═══ SOURCE RECORDS
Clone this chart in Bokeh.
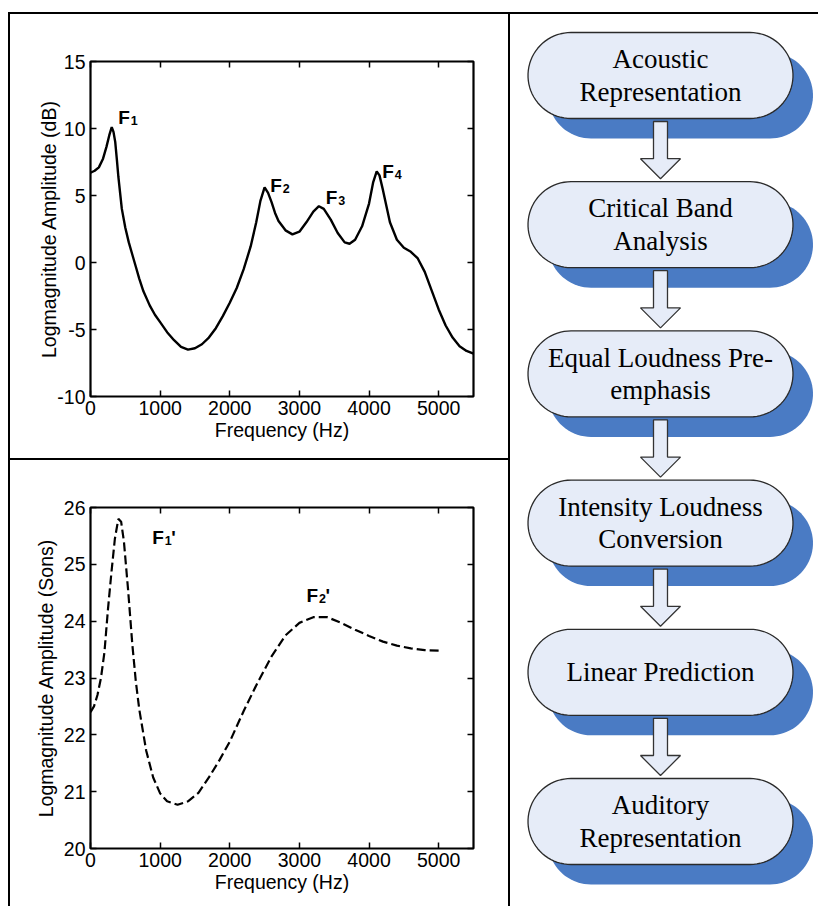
import numpy as np
from bokeh.plotting import figure
from bokeh.models import Range1d, LinearAxis, FixedTicker, Spacer
from bokeh.layouts import row, column
from bokeh.core.properties import value
from bokeh.embed import file_html
from bokeh.resources import INLINE

# ---------------- data ----------------
spec_freq = [0, 60, 120, 180, 230, 270, 305, 330, 355, 380, 400, 450, 500, 550, 600,
             650, 700, 760, 850, 925, 1000, 1100, 1200, 1300, 1400, 1500, 1600, 1700, 1800,
             1900, 2000, 2100, 2200, 2300, 2380, 2440, 2500, 2550, 2600, 2650, 2700,
             2800, 2900, 3000, 3100, 3200, 3280, 3350, 3450, 3550, 3650, 3720, 3800,
             3900, 4000, 4060, 4110, 4150, 4200, 4300, 4400, 4500, 4600, 4700, 4800,
             4900, 5000, 5100, 5200, 5300, 5400, 5500]
spec_db = [6.7, 6.85, 7.1, 7.75, 8.65, 9.5, 10.1, 9.75, 9.0, 7.6, 6.4, 4.0, 2.6, 1.5, 0.6,
           -0.3, -1.2, -2.15, -3.2, -3.9, -4.45, -5.2, -5.8, -6.3, -6.5, -6.4, -6.1, -5.6,
           -4.9, -4.0, -3.0, -1.9, -0.5, 1.2, 3.0, 4.6, 5.6, 5.2, 4.5, 3.7, 3.1,
           2.4, 2.1, 2.3, 3.0, 3.8, 4.2, 4.0, 3.2, 2.2, 1.5, 1.4, 1.7,
           2.7, 4.4, 6.0, 6.8, 6.5, 5.4, 3.0, 1.7, 1.1, 0.8, 0.3, -0.7,
           -2.1, -3.5, -4.7, -5.6, -6.25, -6.6, -6.8]

loud_freq = [0, 50, 100, 150, 200, 250, 300, 350, 400, 440, 480, 540, 600, 650, 700,
             800, 900, 1000, 1100, 1250, 1400, 1550, 1700, 1850, 2000, 2200, 2400, 2600,
             2800, 3000, 3200, 3400, 3600, 3800, 4000, 4200, 4400, 4600, 4800, 5040]
loud_sons = [22.40, 22.50, 22.70, 23.00, 23.45, 24.20, 24.85, 25.45, 25.80, 25.75, 25.40,
             24.55, 23.60, 22.95, 22.45, 21.72, 21.25, 20.97, 20.83, 20.77, 20.83, 20.98,
             21.25, 21.55, 21.88, 22.42, 22.92, 23.38, 23.75, 23.97, 24.07, 24.07, 23.97,
             23.85, 23.74, 23.64, 23.57, 23.52, 23.49, 23.48]

top_xticks = [0, 1000, 2000, 3000, 4000, 5000]
top_yticks = [-10, -5, 0, 5, 10, 15]
bot_xticks = [0, 1000, 2000, 3000, 4000, 5000]
bot_yticks = [20, 21, 22, 23, 24, 25, 26]

top_formant_sub = ["1", "2", "3", "4"]
top_formant_x = [400, 2580, 3380, 4190]
top_formant_y = [10.83, 5.72, 4.84, 6.79]

bot_formant_sub = ["1", "2"]
bot_formant_x = [886, 3103]
bot_formant_y = [25.48, 24.45]

steps = ["Acoustic\nRepresentation", "Critical Band\nAnalysis",
         "Equal Loudness Pre-\nemphasis", "Intensity Loudness\nConversion",
         "Linear Prediction", "Auditory\nRepresentation"]

SANS_NAME = "Liberation Sans"
SANS = value(SANS_NAME)
SERIF = value("Liberation Serif")


def style_axes(p, xticks, yticks, xlabel, ylabel, ylabel_standoff):
    p.xgrid.visible = False
    p.ygrid.visible = False
    p.outline_line_color = "black"
    p.outline_line_width = 2.2
    p.background_fill_color = "white"
    p.border_fill_color = "white"
    p.xaxis.ticker = FixedTicker(ticks=xticks)
    p.yaxis.ticker = FixedTicker(ticks=yticks)
    p.yaxis.major_label_overrides = {t: str(t) for t in yticks}
    p.xaxis.axis_label = xlabel
    p.yaxis.axis_label = ylabel
    for ax in p.xaxis + p.yaxis:
        ax.axis_line_color = None
        ax.major_tick_in = 6
        ax.major_tick_out = 0
        ax.major_tick_line_width = 1.5
        ax.minor_tick_line_color = None
        ax.major_label_text_font = SANS_NAME
        ax.major_label_text_font_size = "19.5px"
        ax.major_label_text_color = "black"
        ax.axis_label_text_font = SANS_NAME
        ax.axis_label_text_font_size = "19.5px"
        ax.axis_label_text_font_style = "normal"
        ax.axis_label_text_color = "black"
    p.xaxis.major_label_standoff = 4
    p.xaxis.axis_label_standoff = 1
    p.yaxis.major_label_standoff = 5
    p.yaxis.axis_label_standoff = ylabel_standoff
    top = LinearAxis(ticker=FixedTicker(ticks=xticks))
    right = LinearAxis(ticker=FixedTicker(ticks=yticks))
    for ax in (top, right):
        ax.axis_line_color = None
        ax.major_tick_in = 6
        ax.major_tick_out = 0
        ax.major_tick_line_width = 1.5
        ax.minor_tick_line_color = None
        ax.major_label_text_color = None
    p.add_layout(top, "above")
    p.add_layout(right, "right")


# ---------------- top-left spectrum ----------------
p1 = figure(width=498, height=444, x_range=Range1d(0, 5500), y_range=Range1d(-10, 15),
            output_backend="svg", toolbar_location=None,
            min_border_left=78, min_border_right=35, min_border_top=47, min_border_bottom=62)
style_axes(p1, top_xticks, top_yticks, "Frequency (Hz)", "Logmagnitude Amplitude (dB)", -6)
p1.line(spec_freq, spec_db, line_color="black", line_width=2.4)
p1.text(x=top_formant_x, y=top_formant_y, text=["F"] * len(top_formant_x),
        text_font=SANS, text_font_style="bold", text_font_size="19px",
        text_baseline="alphabetic", text_align="left", text_color="black")
p1.text(x=top_formant_x, y=top_formant_y, text=top_formant_sub,
        text_font=SANS, text_font_style="bold", text_font_size="12.5px",
        text_baseline="alphabetic", text_align="left", text_color="black",
        x_offset=12.5, y_offset=3)

# ---------------- bottom-left loudness ----------------
p2 = figure(width=498, height=446, x_range=Range1d(0, 5500), y_range=Range1d(20, 26),
            output_backend="svg", toolbar_location=None,
            min_border_left=80, min_border_right=25, min_border_top=47, min_border_bottom=58)
style_axes(p2, bot_xticks, bot_yticks, "Frequency (Hz)", "Logmagnitude Amplitude (Sons)", 4)
p2.line(loud_freq, loud_sons, line_color="black", line_width=2.2, line_dash="9 4")
p2.text(x=bot_formant_x, y=bot_formant_y, text=["F"] * len(bot_formant_x),
        text_font=SANS, text_font_style="bold", text_font_size="19px",
        text_baseline="alphabetic", text_align="left", text_color="black")
p2.text(x=bot_formant_x, y=bot_formant_y, text=bot_formant_sub,
        text_font=SANS, text_font_style="bold", text_font_size="12.5px",
        text_baseline="alphabetic", text_align="left", text_color="black",
        x_offset=12.5, y_offset=3)
p2.text(x=bot_formant_x, y=bot_formant_y, text=["'"] * len(bot_formant_x),
        text_font=SANS, text_font_style="bold", text_font_size="19px",
        text_baseline="alphabetic", text_align="left", text_color="black",
        x_offset=19)

# ---------------- right flowchart ----------------
FW, FH = 308, 892
p3 = figure(width=FW, height=FH, x_range=Range1d(0, FW), y_range=Range1d(FH, 0),
            output_backend="svg", toolbar_location=None,
            min_border=0, min_border_left=0, min_border_right=0,
            min_border_top=0, min_border_bottom=0)
p3.axis.visible = False
p3.grid.visible = False
p3.outline_line_color = None
p3.background_fill_color = "white"
p3.border_fill_color = "white"

CX = 150.0
TOP0, STEP, PH, PW = 18.0, 149.2, 86.0, 265.0
SDX, SDY = 20.0, 20.0


def pill(cx, cy, w, h):
    r = h / 2.0
    t1 = np.linspace(-np.pi / 2, np.pi / 2, 40)
    t2 = np.linspace(np.pi / 2, 3 * np.pi / 2, 40)
    xs = np.concatenate([cx + w / 2 - r + r * np.cos(t1), cx - w / 2 + r + r * np.cos(t2)])
    ys = np.concatenate([cy + r * np.sin(t1), cy + r * np.sin(t2)])
    return list(xs), list(ys)


sh_xs, sh_ys, pl_xs, pl_ys = [], [], [], []
tx, ty, tt = [], [], []
for i, s in enumerate(steps):
    cy = TOP0 + i * STEP + PH / 2
    x, y = pill(CX + SDX, cy + SDY, PW, PH)
    sh_xs.append(x); sh_ys.append(y)
    x, y = pill(CX, cy, PW, PH)
    pl_xs.append(x); pl_ys.append(y)
    lines = s.split("\n")
    n = len(lines)
    for k, ln in enumerate(lines):
        tx.append(CX)
        ty.append(cy + (k - (n - 1) / 2) * 32.5)
        tt.append(ln)

ar_xs, ar_ys = [], []
for i in range(len(steps) - 1):
    b = TOP0 + i * STEP + PH
    t = TOP0 + (i + 1) * STEP
    y0, y1, y2 = b + 3, t - 23, t - 3
    ar_xs.append([CX - 7, CX + 7, CX + 7, CX + 20, CX, CX - 20, CX - 7])
    ar_ys.append([y0, y0, y1, y1, y2, y1, y1])

p3.patches(sh_xs, sh_ys, fill_color="#4A7BC4", line_color=None)
p3.patches(pl_xs, pl_ys, fill_color="#E6ECF8", line_color="#2a2a2a", line_width=1.3)
p3.patches(ar_xs, ar_ys, fill_color="#E6ECF8", line_color="#333333", line_width=1.3)
p3.text(x=tx, y=ty, text=tt, text_font=SERIF, text_font_size="27px",
        text_align="center", text_baseline="middle", text_color="black")

# ---------------- layout with table lines ----------------
BLACK = {"background-color": "black"}
BODY_H = 892
top_line = Spacer(width=810, height=2, styles=BLACK)
left_line = Spacer(width=2, height=BODY_H, styles=BLACK)
mid_vline = Spacer(width=2, height=BODY_H, styles=BLACK)
mid_hline = Spacer(width=498, height=2, styles=BLACK)
left_col = column(p1, mid_hline, p2, spacing=0)
body = row(left_line, left_col, mid_vline, p3, spacing=0)
framed = column(top_line, body, spacing=0)
page = column(Spacer(width=818, height=12),
              row(Spacer(width=8, height=BODY_H + 2), framed, spacing=0),
              spacing=0)

open("out.html", "w").write(file_html(page, INLINE))
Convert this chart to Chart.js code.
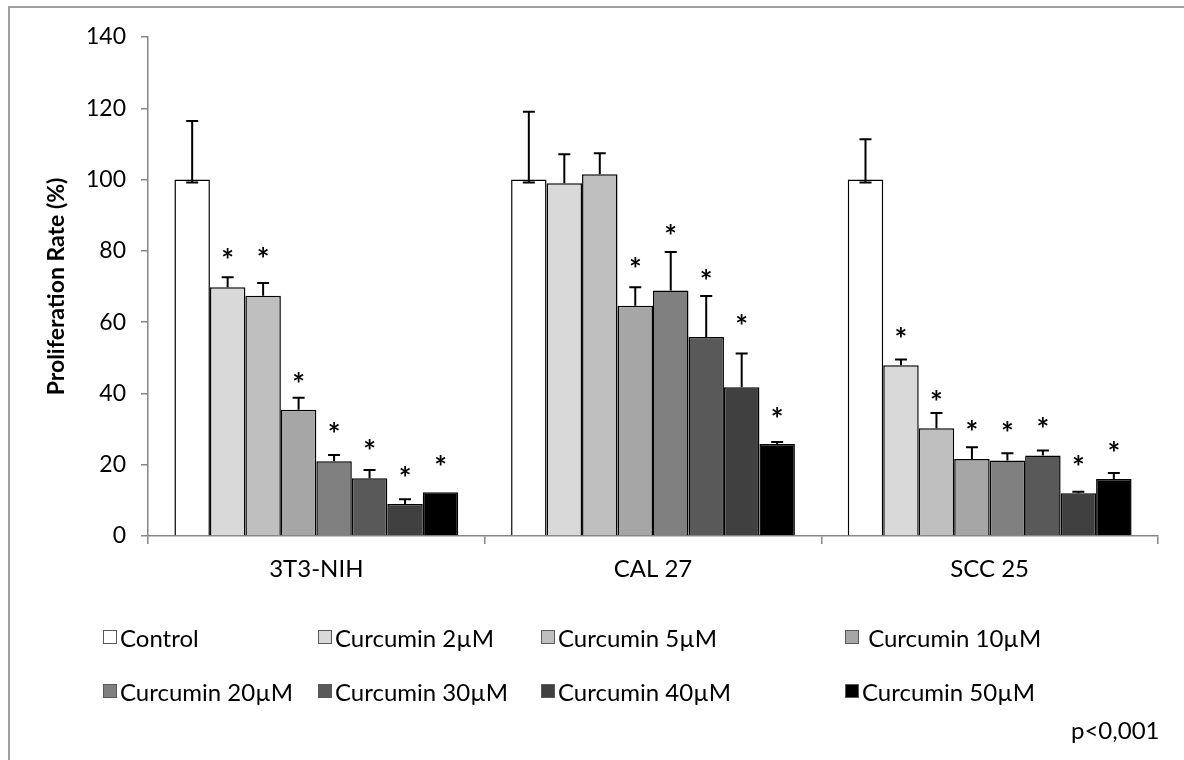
<!DOCTYPE html>
<html>
<head>
<meta charset="utf-8">
<script src="https://cdn.jsdelivr.net/npm/chart.js@4/dist/chart.umd.min.js"></script>
<style>
   body { margin: 0; background: #fff; font-family: Lato, "Open Sans", sans-serif; }
   #myChart { position: absolute; left: 0; top: 0; }
   .frame {
      position: absolute; left: 8px; top: 6px; width: 1300px; height: 900px;
      border-left: 2px solid #a0a0a0; border-top: 2px solid #a0a0a0;
   }
   .legend-item {
      position: absolute; font-size: 24px; color: #000; white-space: pre;
      display: flex; align-items: center; height: 30px; margin-top: -15px;
   }
   .legend-box {
      width: 12px; height: 12px; border: 1px solid #595959; margin-right: 3px;
   }
   .note { position: absolute; left: 1071px; top: 715px; font-size: 24px; }
</style>
</head>
<body>
<div class="frame"></div>
<canvas id="myChart" width="1184" height="760"></canvas>
<div id="legend"></div>
<div class="note">p&lt;0,001</div>
<script>
// data
let cellLines = ["3T3-NIH", "CAL 27", "SCC 25"];
let seriesNames = ["Control", "Curcumin 2µM", "Curcumin 5µM", " Curcumin 10µM",
   "Curcumin 20µM", "Curcumin 30µM", "Curcumin 40µM", "Curcumin 50µM"];
let barColors = ["#ffffff", "#d9d9d9", "#bfbfbf", "#a6a6a6", "#808080", "#595959", "#404040", "#000000"];

let control = [100, 100, 100];
let curc2 = [69.8, 99.0, 47.9];
let curc5 = [67.4, 101.5, 30.2];
let curc10 = [35.4, 64.6, 21.6];
let curc20 = [21.0, 68.9, 21.2];
let curc30 = [16.2, 55.8, 22.6];
let curc40 = [9.0, 41.7, 12.0];
let curc50 = [12.3, 25.8, 16.0];

// error bars (plus side)
let errControl = [16.4, 19.0, 11.3];
let err2 = [2.8, 8.1, 1.6];
let err5 = [3.6, 5.9, 4.3];
let err10 = [3.4, 5.2, 3.3];
let err20 = [1.7, 10.8, 2.0];
let err30 = [2.3, 11.5, 1.4];
let err40 = [1.3, 9.5, 0.4];
let err50 = [0, 0.6, 1.7];
// minus side, only visible on control
let errControlMinus = [0.8, 0.8, 0.8];

// asterisk heights
let starControl = [null, null, null];
let star2 = [78.9, null, 56.9];
let star5 = [79.3, null, 39.3];
let star10 = [44.3, 76.5, 30.7];
let star20 = [30.3, 85.7, 30.4];
let star30 = [25.3, 73.2, 31.6];
let star40 = [18.0, 60.6, 21.0];
let star50 = [20.9, 34.4, 24.9];

let yTicks = [0, 20, 40, 60, 80, 100, 120, 140];

let values = [control, curc2, curc5, curc10, curc20, curc30, curc40, curc50];
let errs = [errControl, err2, err5, err10, err20, err30, err40, err50];
let stars = [starControl, star2, star5, star10, star20, star30, star40, star50];

// legend (html)
let legendCols = [103, 318, 541, 845];
let legendRows = [637, 691];
let legendEl = document.getElementById("legend");
seriesNames.forEach((name, i) => {
   let item = document.createElement("div");
   item.className = "legend-item";
   item.style.left = legendCols[i % 4] + "px";
   item.style.top = legendRows[Math.floor(i / 4)] + "px";
   item.innerHTML = '<span class="legend-box" style="background:' + barColors[i] + '"></span>';
   item.appendChild(document.createTextNode(name));
   legendEl.appendChild(item);
});

// error bars + asterisks
const errorBars = {
   id: "errorBars",
   afterDatasetsDraw(chart) {
      const ctx = chart.ctx;
      const y = chart.scales.y;
      ctx.save();
      ctx.strokeStyle = "#000";
      ctx.fillStyle = "#000";
      ctx.lineWidth = 2;
      chart.data.datasets.forEach((ds, i) => {
         chart.getDatasetMeta(i).data.forEach((bar, j) => {
            let v = ds.data[j];
            let x = bar.x;
            let minus = ds.errMinus ? ds.errMinus[j] : 0;
            if (ds.errPlus[j] > 0) {
               let top = y.getPixelForValue(v + ds.errPlus[j]);
               let bot = y.getPixelForValue(v - minus);
               ctx.beginPath();
               ctx.moveTo(x, bot);
               ctx.lineTo(x, top);
               ctx.moveTo(x - 6, top);
               ctx.lineTo(x + 6, top);
               if (minus > 0) {
                  ctx.moveTo(x - 6, bot);
                  ctx.lineTo(x + 6, bot);
               }
               ctx.stroke();
            }
            if (ds.stars[j] != null) {
               ctx.font = "bold 30px Lato";
               ctx.textAlign = "center";
               ctx.textBaseline = "middle";
               ctx.fillText("*", x, y.getPixelForValue(ds.stars[j]) + 7);
            }
         });
      });
      ctx.restore();
   },
};

new Chart("myChart", {
   type: "bar",
   data: {
      labels: cellLines,
      datasets: values.map((d, i) => ({
         label: seriesNames[i],
         data: d,
         backgroundColor: barColors[i],
         borderColor: "#000",
         borderWidth: 1.5,
         errPlus: errs[i],
         errMinus: i === 0 ? errControlMinus : null,
         stars: stars[i],
      })),
   },
   options: {
      responsive: false,
      animation: false,
      layout: { padding: { top: 37, right: 26, bottom: 0, left: 0 } },
      datasets: { bar: { categoryPercentage: 0.843, barPercentage: 1 } },
      plugins: {
         legend: { display: false },
         tooltip: { enabled: false },
      },
      scales: {
         x: {
            afterFit: (s) => { s.height = 224; },
            grid: { drawOnChartArea: false, tickLength: 8, color: "#868686", lineWidth: 1.5 },
            border: { color: "#868686", width: 1.5 },
            ticks: { color: "#000", padding: 11, font: { family: "Lato", size: 24 } },
         },
         y: {
            min: 0,
            max: 140,
            afterFit: (s) => { s.width = 148; },
            afterBuildTicks: (s) => { s.ticks = yTicks.map((v) => ({ value: v })); },
            grid: { drawOnChartArea: false, tickLength: 7, color: "#868686", lineWidth: 1.5 },
            border: { color: "#868686", width: 1.5 },
            ticks: { color: "#000", padding: 15, font: { family: "Lato", size: 23 } },
            title: {
               display: true,
               text: "Proliferation Rate (%)",
               color: "#000",
               padding: { top: 43, bottom: 0 },
               font: { family: "Lato", size: 23, weight: "bold" },
            },
         },
      },
   },
   plugins: [errorBars],
});
</script>
</body>
</html>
══════
GOAL: Look at the listing and set down only the lines from its start through the line with "bot_formant_y = [25.48, 24.45]", word for word and without pictures.

WRITTEN RESPONSE:
Clone this chart in Bokeh.
import numpy as np
from bokeh.plotting import figure
from bokeh.models import Range1d, LinearAxis, FixedTicker, Spacer
from bokeh.layouts import row, column
from bokeh.core.properties import value
from bokeh.embed import file_html
from bokeh.resources import INLINE

# ---------------- data ----------------
spec_freq = [0, 60, 120, 180, 230, 270, 305, 330, 355, 380, 400, 450, 500, 550, 600,
             650, 700, 760, 850, 925, 1000, 1100, 1200, 1300, 1400, 1500, 1600, 1700, 1800,
             1900, 2000, 2100, 2200, 2300, 2380, 2440, 2500, 2550, 2600, 2650, 2700,
             2800, 2900, 3000, 3100, 3200, 3280, 3350, 3450, 3550, 3650, 3720, 3800,
             3900, 4000, 4060, 4110, 4150, 4200, 4300, 4400, 4500, 4600, 4700, 4800,
             4900, 5000, 5100, 5200, 5300, 5400, 5500]
spec_db = [6.7, 6.85, 7.1, 7.75, 8.65, 9.5, 10.1, 9.75, 9.0, 7.6, 6.4, 4.0, 2.6, 1.5, 0.6,
           -0.3, -1.2, -2.15, -3.2, -3.9, -4.45, -5.2, -5.8, -6.3, -6.5, -6.4, -6.1, -5.6,
           -4.9, -4.0, -3.0, -1.9, -0.5, 1.2, 3.0, 4.6, 5.6, 5.2, 4.5, 3.7, 3.1,
           2.4, 2.1, 2.3, 3.0, 3.8, 4.2, 4.0, 3.2, 2.2, 1.5, 1.4, 1.7,
           2.7, 4.4, 6.0, 6.8, 6.5, 5.4, 3.0, 1.7, 1.1, 0.8, 0.3, -0.7,
           -2.1, -3.5, -4.7, -5.6, -6.25, -6.6, -6.8]

loud_freq = [0, 50, 100, 150, 200, 250, 300, 350, 400, 440, 480, 540, 600, 650, 700,
             800, 900, 1000, 1100, 1250, 1400, 1550, 1700, 1850, 2000, 2200, 2400, 2600,
             2800, 3000, 3200, 3400, 3600, 3800, 4000, 4200, 4400, 4600, 4800, 5040]
loud_sons = [22.40, 22.50, 22.70, 23.00, 23.45, 24.20, 24.85, 25.45, 25.80, 25.75, 25.40,
             24.55, 23.60, 22.95, 22.45, 21.72, 21.25, 20.97, 20.83, 20.77, 20.83, 20.98,
             21.25, 21.55, 21.88, 22.42, 22.92, 23.38, 23.75, 23.97, 24.07, 24.07, 23.97,
             23.85, 23.74, 23.64, 23.57, 23.52, 23.49, 23.48]

top_xticks = [0, 1000, 2000, 3000, 4000, 5000]
top_yticks = [-10, -5, 0, 5, 10, 15]
bot_xticks = [0, 1000, 2000, 3000, 4000, 5000]
bot_yticks = [20, 21, 22, 23, 24, 25, 26]

top_formant_sub = ["1", "2", "3", "4"]
top_formant_x = [400, 2580, 3380, 4190]
top_formant_y = [10.83, 5.72, 4.84, 6.79]

bot_formant_sub = ["1", "2"]
bot_formant_x = [886, 3103]
bot_formant_y = [25.48, 24.45]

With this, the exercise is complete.